▸ Task details: Write out the entire listing below exactly as it appears, minus any pictures.

▸ Dataset section:
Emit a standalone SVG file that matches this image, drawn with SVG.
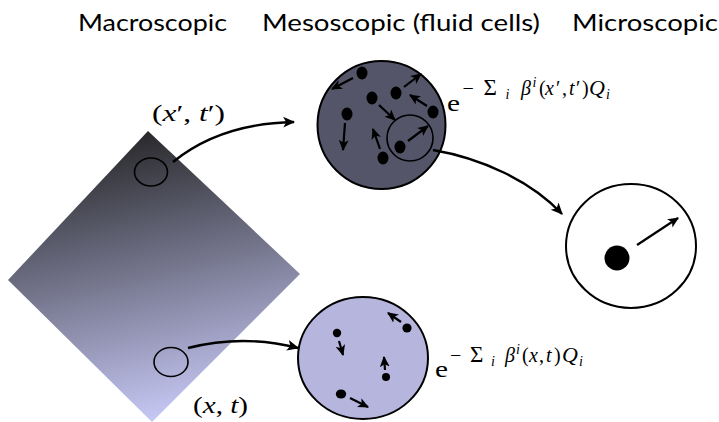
<svg xmlns="http://www.w3.org/2000/svg" width="719" height="422" viewBox="0 0 719 422">
<defs>
  <linearGradient id="diag" gradientUnits="userSpaceOnUse" x1="120" y1="132" x2="185" y2="422">
    <stop offset="0" stop-color="#262628"/>
    <stop offset="1" stop-color="#cbcdfb"/>
  </linearGradient>
  <marker id="ah" viewBox="0 0 10 10" refX="9" refY="5" markerWidth="5" markerHeight="5" orient="auto" markerUnits="strokeWidth">
    <path d="M0,0.5 L10,5 L0,9.5 L2.5,5 z" fill="#000"/>
  </marker>
</defs>
<style>
  .hdr { font-family: Lato, "Open Sans", sans-serif; font-size: 24px; fill: #000; }
  .m { font-family: "Liberation Serif", serif; font-size: 20px; fill: #000; }
  .big { font-size: 23px; }
  .it { font-style: italic; }
  .s { font-size: 14px; }
  .ring { fill: none; stroke: #000; stroke-width: 1.6; }
  .cell { stroke: #000; stroke-width: 2; }
  .dot { fill: #000; }
  .parr { fill: none; stroke: #000; stroke-width: 2.2; marker-end: url(#ah); }
  .conn { fill: none; stroke: #000; stroke-width: 2.4; marker-end: url(#ah); }
</style>

<g id="headers">
  <text class="hdr" x="78" y="31" textLength="149" lengthAdjust="spacingAndGlyphs">Macroscopic</text>
  <text class="hdr" x="262" y="31" textLength="278" lengthAdjust="spacingAndGlyphs">Mesoscopic (fluid cells)</text>
  <text class="hdr" x="572" y="31" textLength="146" lengthAdjust="spacingAndGlyphs">Microscopic</text>
</g>

<g id="macro">
  <polygon points="148,131 300,274 152,422 8,280" fill="url(#diag)"/>
  <ellipse class="ring" cx="151" cy="172" rx="16.5" ry="14"/>
  <ellipse class="ring" cx="171" cy="362" rx="17" ry="14.5"/>
  <text class="m big" x="152" y="121" textLength="73" lengthAdjust="spacingAndGlyphs">(<tspan class="it">x</tspan>′, <tspan class="it">t</tspan>′)</text>
  <text class="m big" x="193" y="413" textLength="55" lengthAdjust="spacingAndGlyphs">(<tspan class="it">x</tspan>, <tspan class="it">t</tspan>)</text>
</g>

<g id="meso-top">
  <circle class="cell" cx="381.5" cy="125" r="64" fill="#545568"/>
  <circle class="ring" cx="410" cy="138" r="23"/>
  <ellipse class="dot" cx="362" cy="73" rx="5.5" ry="6.5"/>
  <ellipse class="dot" cx="396" cy="93" rx="5.5" ry="6.5"/>
  <ellipse class="dot" cx="372" cy="98" rx="5.5" ry="6.5"/>
  <ellipse class="dot" cx="433" cy="112" rx="5.5" ry="6.5"/>
  <ellipse class="dot" cx="347" cy="114" rx="5.5" ry="6.5"/>
  <ellipse class="dot" cx="383" cy="158" rx="5.5" ry="6.5"/>
  <ellipse class="dot" cx="400" cy="147" rx="5.5" ry="6.5"/>
  <path class="parr" d="M353,78 L332,89"/>
  <path class="parr" d="M404,87 L421,74"/>
  <path class="parr" d="M379,105 L395,120"/>
  <path class="parr" d="M427,106 L410,95"/>
  <path class="parr" d="M345,123 L343,150"/>
  <path class="parr" d="M380,149 L373,129"/>
  <path class="parr" d="M408,141 L428,126"/>
  <text class="m big" x="447" y="110.5" textLength="13" lengthAdjust="spacingAndGlyphs">e</text>
  <text class="m"><tspan x="462.5" y="94.5">−</tspan><tspan x="483.5" y="95" font-size="23">Σ</tspan><tspan class="it s" x="505.5" y="98.5">i</tspan><tspan class="it" x="521" y="94.5">β</tspan><tspan class="it s" x="532.5" y="87">i</tspan><tspan x="539" y="94.5">(</tspan><tspan class="it" x="545" y="94.5">x</tspan><tspan x="556" y="94.5">′</tspan><tspan x="562" y="94.5">,</tspan><tspan class="it" x="569" y="94.5">t</tspan><tspan x="576" y="94.5">′</tspan><tspan x="582" y="94.5">)</tspan><tspan class="it" x="589" y="94.5" font-size="22">Q</tspan><tspan class="it s" x="606" y="99">i</tspan></text>
</g>

<g id="meso-bottom">
  <ellipse class="cell" cx="363" cy="358" rx="65" ry="61" fill="#b5b5de"/>
  <circle class="dot" cx="337" cy="333" r="4.2"/>
  <circle class="dot" cx="407" cy="328" r="4.6"/>
  <circle class="dot" cx="386" cy="377" r="4"/>
  <ellipse class="dot" cx="341" cy="394" rx="5.2" ry="4.6"/>
  <path class="parr" d="M339,341 L343,355"/>
  <path class="parr" d="M401,322 L388,313"/>
  <path class="parr" d="M385,370 L384,357"/>
  <path class="parr" d="M350,398 L368,407"/>
  <text class="m big" x="435" y="376.5" textLength="13" lengthAdjust="spacingAndGlyphs">e</text>
  <text class="m"><tspan x="450" y="361.5">−</tspan><tspan x="470" y="362" font-size="23">Σ</tspan><tspan class="it s" x="491" y="365.5">i</tspan><tspan class="it" x="505" y="361.5">β</tspan><tspan class="it s" x="516" y="354">i</tspan><tspan x="522" y="361.5">(</tspan><tspan class="it" x="529" y="361.5">x</tspan><tspan x="539" y="361.5">,</tspan><tspan class="it" x="546" y="361.5">t</tspan><tspan x="554" y="361.5">)</tspan><tspan class="it" x="562" y="361.5" font-size="22">Q</tspan><tspan class="it s" x="579" y="366">i</tspan></text>
</g>

<g id="micro">
  <ellipse class="cell" cx="631" cy="246" rx="65" ry="62" fill="#fff" stroke-width="1.6"/>
  <circle class="dot" cx="617" cy="258" r="12.5"/>
  <path class="parr" d="M637,245 L678,218"/>
</g>

<g id="connectors">
  <path class="conn" d="M173,162 C205,136 245,123 294,122"/>
  <path class="conn" d="M188,348 Q243,334 298,348"/>
  <path class="conn" d="M433,150 C480,158 530,180 562,214"/>
</g>
</svg>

▸ Problem solution:
Emit a standalone SVG file that matches this image, drawn with SVG.
<svg xmlns="http://www.w3.org/2000/svg" width="719" height="422" viewBox="0 0 719 422">
<defs>
  <linearGradient id="diag" gradientUnits="userSpaceOnUse" x1="120" y1="132" x2="185" y2="422">
    <stop offset="0" stop-color="#262628"/>
    <stop offset="1" stop-color="#cbcdfb"/>
  </linearGradient>
  <marker id="ah" viewBox="0 0 10 10" refX="9" refY="5" markerWidth="5" markerHeight="5" orient="auto" markerUnits="strokeWidth">
    <path d="M0,0.5 L10,5 L0,9.5 L2.5,5 z" fill="#000"/>
  </marker>
</defs>
<style>
  .hdr { font-family: Lato, "Open Sans", sans-serif; font-size: 24px; fill: #000; }
  .m { font-family: "Liberation Serif", serif; font-size: 20px; fill: #000; }
  .big { font-size: 23px; }
  .it { font-style: italic; }
  .s { font-size: 14px; }
  .ring { fill: none; stroke: #000; stroke-width: 1.6; }
  .cell { stroke: #000; stroke-width: 2; }
  .dot { fill: #000; }
  .parr { fill: none; stroke: #000; stroke-width: 2.2; marker-end: url(#ah); }
  .conn { fill: none; stroke: #000; stroke-width: 2.4; marker-end: url(#ah); }
</style>

<g id="headers">
  <text class="hdr" x="78" y="31" textLength="149" lengthAdjust="spacingAndGlyphs">Macroscopic</text>
  <text class="hdr" x="262" y="31" textLength="278" lengthAdjust="spacingAndGlyphs">Mesoscopic (fluid cells)</text>
  <text class="hdr" x="572" y="31" textLength="146" lengthAdjust="spacingAndGlyphs">Microscopic</text>
</g>

<g id="macro">
  <polygon points="148,131 300,274 152,422 8,280" fill="url(#diag)"/>
  <ellipse class="ring" cx="151" cy="172" rx="16.5" ry="14"/>
  <ellipse class="ring" cx="171" cy="362" rx="17" ry="14.5"/>
  <text class="m big" x="152" y="121" textLength="73" lengthAdjust="spacingAndGlyphs">(<tspan class="it">x</tspan>′, <tspan class="it">t</tspan>′)</text>
  <text class="m big" x="193" y="413" textLength="55" lengthAdjust="spacingAndGlyphs">(<tspan class="it">x</tspan>, <tspan class="it">t</tspan>)</text>
</g>

<g id="meso-top">
  <circle class="cell" cx="381.5" cy="125" r="64" fill="#545568"/>
  <circle class="ring" cx="410" cy="138" r="23"/>
  <ellipse class="dot" cx="362" cy="73" rx="5.5" ry="6.5"/>
  <ellipse class="dot" cx="396" cy="93" rx="5.5" ry="6.5"/>
  <ellipse class="dot" cx="372" cy="98" rx="5.5" ry="6.5"/>
  <ellipse class="dot" cx="433" cy="112" rx="5.5" ry="6.5"/>
  <ellipse class="dot" cx="347" cy="114" rx="5.5" ry="6.5"/>
  <ellipse class="dot" cx="383" cy="158" rx="5.5" ry="6.5"/>
  <ellipse class="dot" cx="400" cy="147" rx="5.5" ry="6.5"/>
  <path class="parr" d="M353,78 L332,89"/>
  <path class="parr" d="M404,87 L421,74"/>
  <path class="parr" d="M379,105 L395,120"/>
  <path class="parr" d="M427,106 L410,95"/>
  <path class="parr" d="M345,123 L343,150"/>
  <path class="parr" d="M380,149 L373,129"/>
  <path class="parr" d="M408,141 L428,126"/>
  <text class="m big" x="447" y="110.5" textLength="13" lengthAdjust="spacingAndGlyphs">e</text>
  <text class="m"><tspan x="462.5" y="94.5">−</tspan><tspan x="483.5" y="95" font-size="23">Σ</tspan><tspan class="it s" x="505.5" y="98.5">i</tspan><tspan class="it" x="521" y="94.5">β</tspan><tspan class="it s" x="532.5" y="87">i</tspan><tspan x="539" y="94.5">(</tspan><tspan class="it" x="545" y="94.5">x</tspan><tspan x="556" y="94.5">′</tspan><tspan x="562" y="94.5">,</tspan><tspan class="it" x="569" y="94.5">t</tspan><tspan x="576" y="94.5">′</tspan><tspan x="582" y="94.5">)</tspan><tspan class="it" x="589" y="94.5" font-size="22">Q</tspan><tspan class="it s" x="606" y="99">i</tspan></text>
</g>

<g id="meso-bottom">
  <ellipse class="cell" cx="363" cy="358" rx="65" ry="61" fill="#b5b5de"/>
  <circle class="dot" cx="337" cy="333" r="4.2"/>
  <circle class="dot" cx="407" cy="328" r="4.6"/>
  <circle class="dot" cx="386" cy="377" r="4"/>
  <ellipse class="dot" cx="341" cy="394" rx="5.2" ry="4.6"/>
  <path class="parr" d="M339,341 L343,355"/>
  <path class="parr" d="M401,322 L388,313"/>
  <path class="parr" d="M385,370 L384,357"/>
  <path class="parr" d="M350,398 L368,407"/>
  <text class="m big" x="435" y="376.5" textLength="13" lengthAdjust="spacingAndGlyphs">e</text>
  <text class="m"><tspan x="450" y="361.5">−</tspan><tspan x="470" y="362" font-size="23">Σ</tspan><tspan class="it s" x="491" y="365.5">i</tspan><tspan class="it" x="505" y="361.5">β</tspan><tspan class="it s" x="516" y="354">i</tspan><tspan x="522" y="361.5">(</tspan><tspan class="it" x="529" y="361.5">x</tspan><tspan x="539" y="361.5">,</tspan><tspan class="it" x="546" y="361.5">t</tspan><tspan x="554" y="361.5">)</tspan><tspan class="it" x="562" y="361.5" font-size="22">Q</tspan><tspan class="it s" x="579" y="366">i</tspan></text>
</g>

<g id="micro">
  <ellipse class="cell" cx="631" cy="246" rx="65" ry="62" fill="#fff" stroke-width="1.6"/>
  <circle class="dot" cx="617" cy="258" r="12.5"/>
  <path class="parr" d="M637,245 L678,218"/>
</g>

<g id="connectors">
  <path class="conn" d="M173,162 C205,136 245,123 294,122"/>
  <path class="conn" d="M188,348 Q243,334 298,348"/>
  <path class="conn" d="M433,150 C480,158 530,180 562,214"/>
</g>
</svg>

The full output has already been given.